### REQUEST
Reproduce the following material exactly, including every line.

### DATA SEGMENT
Begin

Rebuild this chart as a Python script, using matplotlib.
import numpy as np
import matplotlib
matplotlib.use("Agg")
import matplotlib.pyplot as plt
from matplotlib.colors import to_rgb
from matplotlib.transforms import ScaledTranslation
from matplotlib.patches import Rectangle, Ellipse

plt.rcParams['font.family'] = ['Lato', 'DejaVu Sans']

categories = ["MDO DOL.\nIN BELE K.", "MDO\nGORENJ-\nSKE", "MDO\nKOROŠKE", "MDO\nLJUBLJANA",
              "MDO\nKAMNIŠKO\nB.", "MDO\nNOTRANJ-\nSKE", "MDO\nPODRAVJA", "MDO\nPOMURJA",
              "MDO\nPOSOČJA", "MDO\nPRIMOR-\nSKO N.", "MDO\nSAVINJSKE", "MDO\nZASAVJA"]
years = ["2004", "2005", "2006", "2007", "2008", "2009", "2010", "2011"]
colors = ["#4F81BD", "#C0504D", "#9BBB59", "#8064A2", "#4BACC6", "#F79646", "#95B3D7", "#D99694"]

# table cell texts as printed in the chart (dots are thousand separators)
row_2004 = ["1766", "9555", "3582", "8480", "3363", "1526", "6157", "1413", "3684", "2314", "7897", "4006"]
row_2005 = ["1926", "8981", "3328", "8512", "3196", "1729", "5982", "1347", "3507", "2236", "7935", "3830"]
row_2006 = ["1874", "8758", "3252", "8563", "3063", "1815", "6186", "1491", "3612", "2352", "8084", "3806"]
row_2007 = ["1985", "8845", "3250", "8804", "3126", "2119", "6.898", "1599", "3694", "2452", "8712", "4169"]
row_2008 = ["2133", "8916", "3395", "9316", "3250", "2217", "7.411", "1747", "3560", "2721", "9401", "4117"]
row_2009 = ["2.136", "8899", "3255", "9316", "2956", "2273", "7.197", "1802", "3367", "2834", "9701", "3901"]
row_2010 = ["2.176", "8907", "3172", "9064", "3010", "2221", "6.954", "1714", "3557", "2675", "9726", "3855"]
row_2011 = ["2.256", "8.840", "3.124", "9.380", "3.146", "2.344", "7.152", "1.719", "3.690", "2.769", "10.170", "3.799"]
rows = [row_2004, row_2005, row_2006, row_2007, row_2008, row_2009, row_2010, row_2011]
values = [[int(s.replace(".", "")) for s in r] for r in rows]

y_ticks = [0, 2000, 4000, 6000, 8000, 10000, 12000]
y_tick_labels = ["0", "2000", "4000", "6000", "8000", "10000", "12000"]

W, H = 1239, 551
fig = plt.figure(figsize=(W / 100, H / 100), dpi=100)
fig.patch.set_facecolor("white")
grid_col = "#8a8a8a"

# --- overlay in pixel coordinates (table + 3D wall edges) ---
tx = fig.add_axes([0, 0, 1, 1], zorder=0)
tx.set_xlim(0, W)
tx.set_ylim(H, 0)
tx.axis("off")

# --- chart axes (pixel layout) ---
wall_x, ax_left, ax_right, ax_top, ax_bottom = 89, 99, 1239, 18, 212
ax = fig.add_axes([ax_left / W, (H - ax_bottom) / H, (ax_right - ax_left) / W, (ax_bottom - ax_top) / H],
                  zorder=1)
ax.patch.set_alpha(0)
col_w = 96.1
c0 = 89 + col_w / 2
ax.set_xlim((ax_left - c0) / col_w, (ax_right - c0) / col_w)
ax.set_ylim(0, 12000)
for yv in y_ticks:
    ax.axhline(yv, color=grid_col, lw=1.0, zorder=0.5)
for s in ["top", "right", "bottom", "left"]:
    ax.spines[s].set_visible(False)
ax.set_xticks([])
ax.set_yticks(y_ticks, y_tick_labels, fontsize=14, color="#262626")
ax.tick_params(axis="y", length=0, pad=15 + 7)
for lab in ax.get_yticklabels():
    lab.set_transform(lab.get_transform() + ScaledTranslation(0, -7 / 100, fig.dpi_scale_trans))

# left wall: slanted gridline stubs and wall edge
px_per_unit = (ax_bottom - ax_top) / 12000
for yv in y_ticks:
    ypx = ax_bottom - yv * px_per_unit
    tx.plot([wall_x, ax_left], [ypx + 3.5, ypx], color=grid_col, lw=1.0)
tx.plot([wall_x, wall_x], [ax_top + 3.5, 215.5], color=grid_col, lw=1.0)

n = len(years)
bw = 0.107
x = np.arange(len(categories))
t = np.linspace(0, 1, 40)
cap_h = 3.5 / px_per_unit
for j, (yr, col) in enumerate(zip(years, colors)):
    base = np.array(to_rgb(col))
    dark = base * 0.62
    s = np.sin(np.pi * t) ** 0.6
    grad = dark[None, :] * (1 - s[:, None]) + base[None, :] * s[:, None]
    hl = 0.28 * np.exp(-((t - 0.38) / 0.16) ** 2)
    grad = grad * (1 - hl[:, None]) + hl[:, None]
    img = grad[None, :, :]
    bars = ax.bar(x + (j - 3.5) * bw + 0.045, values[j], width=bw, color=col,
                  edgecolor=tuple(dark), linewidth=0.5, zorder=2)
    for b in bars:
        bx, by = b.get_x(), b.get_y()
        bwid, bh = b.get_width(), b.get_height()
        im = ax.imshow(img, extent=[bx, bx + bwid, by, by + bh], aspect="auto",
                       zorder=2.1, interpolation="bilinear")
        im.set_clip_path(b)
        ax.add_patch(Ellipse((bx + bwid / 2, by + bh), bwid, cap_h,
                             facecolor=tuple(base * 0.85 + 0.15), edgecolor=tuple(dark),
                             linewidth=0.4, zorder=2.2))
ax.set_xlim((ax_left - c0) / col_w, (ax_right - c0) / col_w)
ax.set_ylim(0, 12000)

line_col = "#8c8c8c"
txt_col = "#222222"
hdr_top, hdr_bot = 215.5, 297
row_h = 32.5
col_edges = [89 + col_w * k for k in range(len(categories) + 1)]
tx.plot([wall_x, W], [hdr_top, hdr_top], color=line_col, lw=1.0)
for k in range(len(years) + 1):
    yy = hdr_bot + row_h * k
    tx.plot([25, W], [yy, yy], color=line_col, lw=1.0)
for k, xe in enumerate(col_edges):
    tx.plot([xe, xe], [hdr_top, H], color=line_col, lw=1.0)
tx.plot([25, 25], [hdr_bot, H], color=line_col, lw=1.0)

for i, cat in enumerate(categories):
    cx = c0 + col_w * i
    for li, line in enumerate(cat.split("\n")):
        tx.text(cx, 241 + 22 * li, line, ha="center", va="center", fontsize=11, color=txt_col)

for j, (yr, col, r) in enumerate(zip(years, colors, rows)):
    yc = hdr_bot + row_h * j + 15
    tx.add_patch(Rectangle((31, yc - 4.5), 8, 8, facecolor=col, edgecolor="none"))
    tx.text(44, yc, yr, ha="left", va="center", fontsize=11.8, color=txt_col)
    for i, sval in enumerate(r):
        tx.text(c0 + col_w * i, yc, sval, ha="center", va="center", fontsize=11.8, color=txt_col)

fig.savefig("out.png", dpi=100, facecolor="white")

End

### RESPONSE TO THE EXERCISE
Rebuild this chart as a Python script, using matplotlib.
import numpy as np
import matplotlib
matplotlib.use("Agg")
import matplotlib.pyplot as plt
from matplotlib.colors import to_rgb
from matplotlib.transforms import ScaledTranslation
from matplotlib.patches import Rectangle, Ellipse

plt.rcParams['font.family'] = ['Lato', 'DejaVu Sans']

categories = ["MDO DOL.\nIN BELE K.", "MDO\nGORENJ-\nSKE", "MDO\nKOROŠKE", "MDO\nLJUBLJANA",
              "MDO\nKAMNIŠKO\nB.", "MDO\nNOTRANJ-\nSKE", "MDO\nPODRAVJA", "MDO\nPOMURJA",
              "MDO\nPOSOČJA", "MDO\nPRIMOR-\nSKO N.", "MDO\nSAVINJSKE", "MDO\nZASAVJA"]
years = ["2004", "2005", "2006", "2007", "2008", "2009", "2010", "2011"]
colors = ["#4F81BD", "#C0504D", "#9BBB59", "#8064A2", "#4BACC6", "#F79646", "#95B3D7", "#D99694"]

# table cell texts as printed in the chart (dots are thousand separators)
row_2004 = ["1766", "9555", "3582", "8480", "3363", "1526", "6157", "1413", "3684", "2314", "7897", "4006"]
row_2005 = ["1926", "8981", "3328", "8512", "3196", "1729", "5982", "1347", "3507", "2236", "7935", "3830"]
row_2006 = ["1874", "8758", "3252", "8563", "3063", "1815", "6186", "1491", "3612", "2352", "8084", "3806"]
row_2007 = ["1985", "8845", "3250", "8804", "3126", "2119", "6.898", "1599", "3694", "2452", "8712", "4169"]
row_2008 = ["2133", "8916", "3395", "9316", "3250", "2217", "7.411", "1747", "3560", "2721", "9401", "4117"]
row_2009 = ["2.136", "8899", "3255", "9316", "2956", "2273", "7.197", "1802", "3367", "2834", "9701", "3901"]
row_2010 = ["2.176", "8907", "3172", "9064", "3010", "2221", "6.954", "1714", "3557", "2675", "9726", "3855"]
row_2011 = ["2.256", "8.840", "3.124", "9.380", "3.146", "2.344", "7.152", "1.719", "3.690", "2.769", "10.170", "3.799"]
rows = [row_2004, row_2005, row_2006, row_2007, row_2008, row_2009, row_2010, row_2011]
values = [[int(s.replace(".", "")) for s in r] for r in rows]

y_ticks = [0, 2000, 4000, 6000, 8000, 10000, 12000]
y_tick_labels = ["0", "2000", "4000", "6000", "8000", "10000", "12000"]

W, H = 1239, 551
fig = plt.figure(figsize=(W / 100, H / 100), dpi=100)
fig.patch.set_facecolor("white")
grid_col = "#8a8a8a"

# --- overlay in pixel coordinates (table + 3D wall edges) ---
tx = fig.add_axes([0, 0, 1, 1], zorder=0)
tx.set_xlim(0, W)
tx.set_ylim(H, 0)
tx.axis("off")

# --- chart axes (pixel layout) ---
wall_x, ax_left, ax_right, ax_top, ax_bottom = 89, 99, 1239, 18, 212
ax = fig.add_axes([ax_left / W, (H - ax_bottom) / H, (ax_right - ax_left) / W, (ax_bottom - ax_top) / H],
                  zorder=1)
ax.patch.set_alpha(0)
col_w = 96.1
c0 = 89 + col_w / 2
ax.set_xlim((ax_left - c0) / col_w, (ax_right - c0) / col_w)
ax.set_ylim(0, 12000)
for yv in y_ticks:
    ax.axhline(yv, color=grid_col, lw=1.0, zorder=0.5)
for s in ["top", "right", "bottom", "left"]:
    ax.spines[s].set_visible(False)
ax.set_xticks([])
ax.set_yticks(y_ticks, y_tick_labels, fontsize=14, color="#262626")
ax.tick_params(axis="y", length=0, pad=15 + 7)
for lab in ax.get_yticklabels():
    lab.set_transform(lab.get_transform() + ScaledTranslation(0, -7 / 100, fig.dpi_scale_trans))

# left wall: slanted gridline stubs and wall edge
px_per_unit = (ax_bottom - ax_top) / 12000
for yv in y_ticks:
    ypx = ax_bottom - yv * px_per_unit
    tx.plot([wall_x, ax_left], [ypx + 3.5, ypx], color=grid_col, lw=1.0)
tx.plot([wall_x, wall_x], [ax_top + 3.5, 215.5], color=grid_col, lw=1.0)

n = len(years)
bw = 0.107
x = np.arange(len(categories))
t = np.linspace(0, 1, 40)
cap_h = 3.5 / px_per_unit
for j, (yr, col) in enumerate(zip(years, colors)):
    base = np.array(to_rgb(col))
    dark = base * 0.62
    s = np.sin(np.pi * t) ** 0.6
    grad = dark[None, :] * (1 - s[:, None]) + base[None, :] * s[:, None]
    hl = 0.28 * np.exp(-((t - 0.38) / 0.16) ** 2)
    grad = grad * (1 - hl[:, None]) + hl[:, None]
    img = grad[None, :, :]
    bars = ax.bar(x + (j - 3.5) * bw + 0.045, values[j], width=bw, color=col,
                  edgecolor=tuple(dark), linewidth=0.5, zorder=2)
    for b in bars:
        bx, by = b.get_x(), b.get_y()
        bwid, bh = b.get_width(), b.get_height()
        im = ax.imshow(img, extent=[bx, bx + bwid, by, by + bh], aspect="auto",
                       zorder=2.1, interpolation="bilinear")
        im.set_clip_path(b)
        ax.add_patch(Ellipse((bx + bwid / 2, by + bh), bwid, cap_h,
                             facecolor=tuple(base * 0.85 + 0.15), edgecolor=tuple(dark),
                             linewidth=0.4, zorder=2.2))
ax.set_xlim((ax_left - c0) / col_w, (ax_right - c0) / col_w)
ax.set_ylim(0, 12000)

line_col = "#8c8c8c"
txt_col = "#222222"
hdr_top, hdr_bot = 215.5, 297
row_h = 32.5
col_edges = [89 + col_w * k for k in range(len(categories) + 1)]
tx.plot([wall_x, W], [hdr_top, hdr_top], color=line_col, lw=1.0)
for k in range(len(years) + 1):
    yy = hdr_bot + row_h * k
    tx.plot([25, W], [yy, yy], color=line_col, lw=1.0)
for k, xe in enumerate(col_edges):
    tx.plot([xe, xe], [hdr_top, H], color=line_col, lw=1.0)
tx.plot([25, 25], [hdr_bot, H], color=line_col, lw=1.0)

for i, cat in enumerate(categories):
    cx = c0 + col_w * i
    for li, line in enumerate(cat.split("\n")):
        tx.text(cx, 241 + 22 * li, line, ha="center", va="center", fontsize=11, color=txt_col)

for j, (yr, col, r) in enumerate(zip(years, colors, rows)):
    yc = hdr_bot + row_h * j + 15
    tx.add_patch(Rectangle((31, yc - 4.5), 8, 8, facecolor=col, edgecolor="none"))
    tx.text(44, yc, yr, ha="left", va="center", fontsize=11.8, color=txt_col)
    for i, sval in enumerate(r):
        tx.text(c0 + col_w * i, yc, sval, ha="center", va="center", fontsize=11.8, color=txt_col)

fig.savefig("out.png", dpi=100, facecolor="white")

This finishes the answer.